The case for avoiding company meetings
Meeting with company management opens up the possibility of being swayed by their opinion, according to Australian Eagle Asset Management, meaning decisions on stocks could be made incorrectly.
The firm said it had not had any company management meetings over the past year or used broker research as it preferred to rely on its own internal research. It also looked at managements’ track record, conduct and public pronouncements.
Speaking to Money Management, Sean Sequeira, chief investment officer, said: “We don’t rate a company based on the management as we don’t want to fall for any spin or marketing talk, their job is to educate their stakeholders and to go out and market themselves.
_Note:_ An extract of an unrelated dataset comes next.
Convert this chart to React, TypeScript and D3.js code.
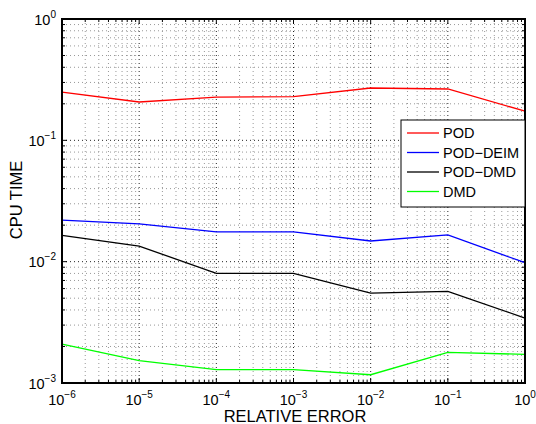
import React from "react";
import * as d3 from "d3";

const xTicks = [1e-6, 1e-5, 1e-4, 1e-3, 1e-2, 1e-1, 1];
const xExponents = ["−6", "−5", "−4", "−3", "−2", "−1", "0"];
const yTicks = [1e-3, 1e-2, 1e-1, 1];
const yExponents = ["−3", "−2", "−1", "0"];

const errors = [1e-6, 1e-5, 1e-4, 1e-3, 1e-2, 1e-1, 1];
const pod = [0.25, 0.207, 0.227, 0.229, 0.27, 0.265, 0.174];
const podDeim = [0.022, 0.0205, 0.0176, 0.0176, 0.0148, 0.0166, 0.0098];
const podDmd = [0.0165, 0.01345, 0.008, 0.008, 0.0055, 0.0057, 0.00343];
const dmd = [0.00209, 0.00153, 0.00129, 0.00129, 0.00117, 0.00179, 0.00172];

const seriesNames = ["POD", "POD−DEIM", "POD−DMD", "DMD"];
const seriesColors = ["#ff0000", "#0000ff", "#000000", "#00ff00"];
const seriesData = [pod, podDeim, podDmd, dmd];

const W = 536, H = 424;
const L = 62, R = 525, T = 19, B = 383;
const FONT = "'Liberation Sans', Arial, Helvetica, sans-serif";

export default function App() {
  const x = d3.scaleLog().domain([1e-6, 1]).range([L, R]);
  const y = d3.scaleLog().domain([1e-3, 1]).range([B, T]);

  const minorX: number[] = [];
  for (let e = -6; e < 0; e++) for (let m = 2; m <= 9; m++) minorX.push(m * Math.pow(10, e));
  const minorY: number[] = [];
  for (let e = -3; e < 0; e++) for (let m = 2; m <= 9; m++) minorY.push(m * Math.pow(10, e));

  const line = d3.line<number>().x((_, i) => x(errors[i])).y((d) => y(d));

  return (
    <svg width={W} height={H} style={{ position: "absolute", left: 0, top: 0, background: "#fff" }} fontFamily={FONT}>
      <rect x={0} y={0} width={W} height={H} fill="#fff" />
      {/* minor grid */}
      <g stroke="#000" strokeWidth={1} strokeDasharray="1,3" opacity={0.4}>
        {minorX.map((v, i) => (
          <line key={"mx" + i} x1={x(v)} x2={x(v)} y1={T} y2={B} />
        ))}
        {minorY.map((v, i) => (
          <line key={"my" + i} x1={L} x2={R} y1={y(v)} y2={y(v)} />
        ))}
      </g>
      {/* major grid */}
      <g stroke="#000" strokeWidth={1} strokeDasharray="1,3" opacity={0.85}>
        {xTicks.slice(1, -1).map((v, i) => (
          <line key={"Mx" + i} x1={x(v)} x2={x(v)} y1={T} y2={B} />
        ))}
        {yTicks.slice(1, -1).map((v, i) => (
          <line key={"My" + i} x1={L} x2={R} y1={y(v)} y2={y(v)} />
        ))}
      </g>
      {/* ticks */}
      <g stroke="#000" strokeWidth={1}>
        {xTicks.map((v, i) => (
          <g key={"tx" + i}>
            <line x1={x(v)} x2={x(v)} y1={B} y2={B - 5} />
            <line x1={x(v)} x2={x(v)} y1={T} y2={T + 5} />
          </g>
        ))}
        {minorX.map((v, i) => (
          <g key={"tmx" + i}>
            <line x1={x(v)} x2={x(v)} y1={B} y2={B - 3} />
            <line x1={x(v)} x2={x(v)} y1={T} y2={T + 3} />
          </g>
        ))}
        {yTicks.map((v, i) => (
          <g key={"ty" + i}>
            <line x1={L} x2={L + 5} y1={y(v)} y2={y(v)} />
            <line x1={R} x2={R - 5} y1={y(v)} y2={y(v)} />
          </g>
        ))}
        {minorY.map((v, i) => (
          <g key={"tmy" + i}>
            <line x1={L} x2={L + 3} y1={y(v)} y2={y(v)} />
            <line x1={R} x2={R - 3} y1={y(v)} y2={y(v)} />
          </g>
        ))}
      </g>
      {/* series */}
      {seriesData.map((s, i) => (
        <path key={"s" + i} d={line(s) || ""} fill="none" stroke={seriesColors[i]} strokeWidth={1.3} />
      ))}
      {/* axes box */}
      <rect x={L} y={T} width={R - L} height={B - T} fill="none" stroke="#000" strokeWidth={2} />
      {/* x tick labels */}
      {xTicks.map((v, i) => (
        <text key={"xl" + i} x={x(v)} y={405} textAnchor="middle" fontSize={14.5} fill="#000">
          10<tspan dy={-7} fontSize={10}>{xExponents[i]}</tspan>
        </text>
      ))}
      {/* y tick labels */}
      {yTicks.map((v, i) => (
        <text key={"yl" + i} x={L - 6} y={y(v) + 5.5} textAnchor="end" fontSize={14.5} fill="#000">
          10<tspan dy={-7} fontSize={10}>{yExponents[i]}</tspan>
        </text>
      ))}
      {/* axis titles */}
      <text x={295} y={422} textAnchor="middle" fontSize={16.5} fill="#000">RELATIVE ERROR</text>
      <text transform="translate(22,200) rotate(-90)" textAnchor="middle" fontSize={16.5} fill="#000">CPU TIME</text>
      {/* legend */}
      <g>
        <rect x={401} y={120} width={124} height={87} fill="#fff" stroke="#000" strokeWidth={1} />
        {seriesNames.map((n, i) => (
          <g key={"lg" + i}>
            <line x1={407} x2={439} y1={133 + i * 19.5} y2={133 + i * 19.5} stroke={seriesColors[i]} strokeWidth={1.3} />
            <text x={443} y={133 + i * 19.5 + 5} fontSize={14.5} fill="#000">{n}</text>
          </g>
        ))}
      </g>
    </svg>
  );
}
The only thing the management affects is the size of the position we will take in the company.
“We are interested in the changes of the company over the long term and if that doesn’t occur then we will sell the stock rather than discuss it with them because we don’t want them to try to convince us or talk us out of it.”
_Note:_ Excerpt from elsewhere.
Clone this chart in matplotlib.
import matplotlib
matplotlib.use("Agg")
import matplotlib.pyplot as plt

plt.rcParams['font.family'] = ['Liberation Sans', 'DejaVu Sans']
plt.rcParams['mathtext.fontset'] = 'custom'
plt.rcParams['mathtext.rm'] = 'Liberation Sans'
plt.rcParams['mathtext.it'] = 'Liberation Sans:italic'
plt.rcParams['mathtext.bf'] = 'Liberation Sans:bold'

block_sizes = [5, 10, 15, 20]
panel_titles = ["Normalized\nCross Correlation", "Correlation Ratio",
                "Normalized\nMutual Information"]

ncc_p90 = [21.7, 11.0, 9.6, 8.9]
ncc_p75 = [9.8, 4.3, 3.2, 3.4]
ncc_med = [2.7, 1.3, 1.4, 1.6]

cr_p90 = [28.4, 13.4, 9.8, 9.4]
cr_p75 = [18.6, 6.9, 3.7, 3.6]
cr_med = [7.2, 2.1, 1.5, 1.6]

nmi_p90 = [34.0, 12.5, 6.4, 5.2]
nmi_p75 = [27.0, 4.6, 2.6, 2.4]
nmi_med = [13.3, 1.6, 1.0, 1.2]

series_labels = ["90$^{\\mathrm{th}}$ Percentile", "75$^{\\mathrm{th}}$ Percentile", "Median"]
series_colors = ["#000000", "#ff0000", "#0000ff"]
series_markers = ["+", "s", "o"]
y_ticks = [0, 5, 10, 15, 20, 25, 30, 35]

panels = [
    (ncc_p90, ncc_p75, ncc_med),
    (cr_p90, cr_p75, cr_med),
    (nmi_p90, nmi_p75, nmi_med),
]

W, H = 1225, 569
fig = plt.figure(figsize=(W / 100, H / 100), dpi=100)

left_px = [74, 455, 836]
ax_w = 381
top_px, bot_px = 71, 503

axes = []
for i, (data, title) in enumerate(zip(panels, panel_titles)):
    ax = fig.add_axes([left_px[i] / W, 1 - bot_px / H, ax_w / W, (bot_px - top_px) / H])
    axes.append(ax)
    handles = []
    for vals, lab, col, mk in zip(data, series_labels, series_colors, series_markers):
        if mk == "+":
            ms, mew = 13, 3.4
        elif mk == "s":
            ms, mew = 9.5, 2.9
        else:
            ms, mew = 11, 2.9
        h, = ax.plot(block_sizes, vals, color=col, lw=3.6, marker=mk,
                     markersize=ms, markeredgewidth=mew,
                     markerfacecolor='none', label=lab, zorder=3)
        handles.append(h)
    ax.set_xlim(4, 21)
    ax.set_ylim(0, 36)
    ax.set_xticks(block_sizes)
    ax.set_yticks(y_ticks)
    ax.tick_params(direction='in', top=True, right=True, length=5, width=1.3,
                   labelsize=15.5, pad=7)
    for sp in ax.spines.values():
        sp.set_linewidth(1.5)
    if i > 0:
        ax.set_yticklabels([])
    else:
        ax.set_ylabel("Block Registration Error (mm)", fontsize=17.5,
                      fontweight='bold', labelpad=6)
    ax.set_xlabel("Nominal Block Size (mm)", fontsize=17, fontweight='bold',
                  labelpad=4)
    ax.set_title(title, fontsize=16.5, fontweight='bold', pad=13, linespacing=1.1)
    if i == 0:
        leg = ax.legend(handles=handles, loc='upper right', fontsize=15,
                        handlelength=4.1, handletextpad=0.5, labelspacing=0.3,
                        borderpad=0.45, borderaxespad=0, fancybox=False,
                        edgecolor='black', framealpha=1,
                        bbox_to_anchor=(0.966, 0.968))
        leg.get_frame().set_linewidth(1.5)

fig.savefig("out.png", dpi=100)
He had he had made decisions in the past that he regretted or where he lost money because he had gone against his instinct and been swayed by company management.
The company said the only time it did speak with company management was on environmental, social and governance (ESG) issues which were not disclosed in their company reports. This typically included areas such as governance, accident ratios and labour usage.
The firm sought to select stocks which had a strong market presence, in a growing sector, where the management had a history of making quality decisions, a minority shareholder focus and where the market underappreciates upcoming change. It often sought specific ‘objective triggers for change’ such as acquisitions, new products or sustainable cost-cutting which would lead to a share price rise in the future.
Australian Eagle ran two Australian equities funds; Growth High Conviction Equities and the Long-Short fund and Sequeira said it was looking to open its Growth High Conviction Equities fund to the retail market.
This was because it was harder for retail investors to invest or have a mandate for the long-short vehicle so the firm wanted a second available option.